Authors of the study wrote that there was no significant difference in immune response or “in levels of omicron-specific neutralizing antibodies” between a third and fourth dose of the vaccine.

“Our results suggest that maximal immunogenicity of mRNA vaccines is achieved after three doses and that antibody levels can be restored by a fourth dose,” the authors said. “A fourth vaccination of healthy young health care workers may have only marginal benefits.”

The authors noted that they did not evaluate older and more immunocompromised individuals.

Pfizer CEO Albert Bourla said earlier this week that protection following a third dose “doesn’t last very long” and that a fourth shot "is necessary." According to WebMD, Bourla claims that the company has sent data to the Food and Drug Administration that will prove the necessity of a fourth dose.

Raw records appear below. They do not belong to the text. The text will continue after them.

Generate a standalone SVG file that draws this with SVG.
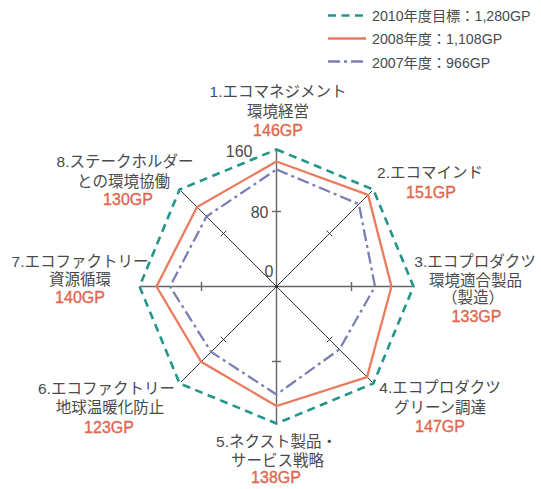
<svg xmlns="http://www.w3.org/2000/svg" width="541" height="489" viewBox="0 0 541 489">
<style>
text{font-family:"Liberation Sans","Noto Sans CJK JP",sans-serif;fill:#4a4a4a}
.lb{font-size:15.5px;text-anchor:middle}
.gp{font-size:16px;text-anchor:middle;fill:#e3664c;stroke:#e3664c;stroke-width:0.35}
.lg{font-size:14.2px}
.tk{font-size:16px;text-anchor:end}
.ax{stroke:#666;stroke-width:1.4;fill:none}
.dg{stroke:#222;stroke-width:0.9;fill:none}
.t2010{stroke:#22968a;stroke-width:2.6;fill:none;stroke-dasharray:8 5.5}
.t2008{stroke:#ec7a5e;stroke-width:2.3;fill:none;stroke-linejoin:miter}
.t2007{stroke:#7a80b3;stroke-width:2.3;fill:none;stroke-dasharray:12 4 3 4}
</style>
<rect width="541" height="489" fill="#fff"/>
<g id="legend">
<line class="t2010" x1="328" y1="15.5" x2="366" y2="15.5"/>
<text class="lg" x="372" y="20.5">2010年度目標：1,280GP</text>
<line class="t2008" x1="328" y1="38.5" x2="366" y2="38.5"/>
<text class="lg" x="372" y="44">2008年度：1,108GP</text>
<line class="t2007" x1="328" y1="61.5" x2="366" y2="61.5" stroke-dasharray="3 4 14 4"/>
<text class="lg" x="372" y="67.5">2007年度：966GP</text>
</g>
<g id="axes">
<line class="ax" x1="139.5" y1="286.5" x2="413.5" y2="286.5"/>
<line class="ax" x1="276.5" y1="149.5" x2="276.5" y2="423.5"/>
<line class="dg" x1="181" y1="191" x2="372" y2="382"/>
<line class="dg" x1="372" y1="191" x2="181" y2="382"/>
<line class="ax" x1="272" y1="211.5" x2="281" y2="211.5"/>
<line class="ax" x1="272" y1="361.5" x2="281" y2="361.5"/>
<line class="ax" x1="201.5" y1="282" x2="201.5" y2="291"/>
<line class="ax" x1="351.5" y1="282" x2="351.5" y2="291"/>
<line class="dg" x1="220.7" y1="236.3" x2="226.3" y2="230.7"/>
<line class="dg" x1="326.7" y1="342.3" x2="332.3" y2="336.7"/>
<line class="dg" x1="326.7" y1="230.7" x2="332.3" y2="236.3"/>
<line class="dg" x1="220.7" y1="336.7" x2="226.3" y2="342.3"/>
<circle cx="276.5" cy="286.5" r="1.8" fill="#333"/>
<text class="tk" x="252.5" y="156.5">160</text>
<text class="tk" x="268.5" y="217.5">80</text>
<text class="tk" x="273.5" y="277">0</text>
</g>
<g id="series">
<polygon class="t2010" points="276.5,149.5 373.4,189.6 413.5,286.5 373.4,383.4 276.5,423.5 179.6,383.4 139.5,286.5 179.6,189.6"/>
<polygon class="t2008" points="276.5,161.5 368.1,194.9 391.5,286.5 367,377 276.5,406 201.2,361.8 156.5,286.5 197,207"/>
<polygon class="t2007" points="276.5,169.5 358.9,204.1 375,286.5 339.4,349.4 276.5,394.5 211.1,351.9 170,286.5 206.5,216.5"/>
</g>
<g id="node1">
<text class="lb" x="278" y="97">1.エコマネジメント</text>
<text class="lb" x="278" y="116.5">環境経営</text>
<text class="gp" x="278" y="136">146GP</text>
</g>
<g id="node2">
<text class="lb" x="430" y="178">2.エコマインド</text>
<text class="gp" x="431" y="197.5">151GP</text>
</g>
<g id="node3">
<text class="lb" x="475" y="266.5">3.エコプロダクツ</text>
<text class="lb" x="475.5" y="285.5">環境適合製品</text>
<text class="lb" x="473" y="303">（製造）</text>
<text class="gp" x="476.5" y="322">133GP</text>
</g>
<g id="node4">
<text class="lb" x="440" y="393">4.エコプロダクツ</text>
<text class="lb" x="440" y="412.5">グリーン調達</text>
<text class="gp" x="440" y="431.5">147GP</text>
</g>
<g id="node5">
<text class="lb" x="276.5" y="446.5">5.ネクスト製品・</text>
<text class="lb" x="277.5" y="466">サービス戦略</text>
<text class="gp" x="276" y="483">138GP</text>
</g>
<g id="node6">
<text class="lb" x="106.5" y="394">6.エコファクトリー</text>
<text class="lb" x="110" y="413">地球温暖化防止</text>
<text class="gp" x="109" y="432.5">123GP</text>
</g>
<g id="node7">
<text class="lb" x="80" y="266.5">7.エコファクトリー</text>
<text class="lb" x="80" y="285">資源循環</text>
<text class="gp" x="80" y="303">140GP</text>
</g>
<g id="node8">
<text class="lb" x="125" y="167">8.ステークホルダー</text>
<text class="lb" x="123.5" y="186.5">との環境協働</text>
<text class="gp" x="128" y="205">130GP</text>
</g>
</svg>
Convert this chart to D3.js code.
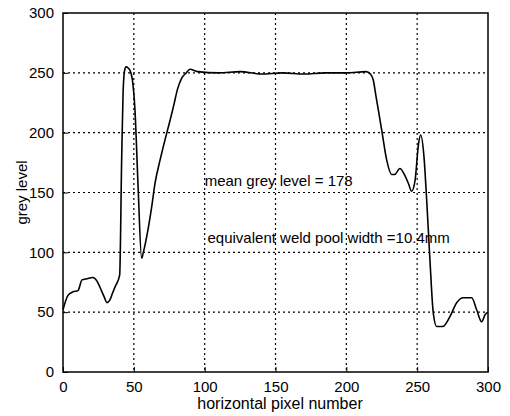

The Wall Street Journal reports that the FDA may authorize a second booster shot in the near future.

Dr. Matthew Harris of Northwell Health says that “a more likely scenario is that the COVID-19 vaccines will become part of a seasonal vaccination akin to the influenza vaccine."

The Centers for Disease Control and Prevention suggests that everyone above the age of 12 get a third dose, and recommends the standard two-dose vaccine for people aged 5 to 11.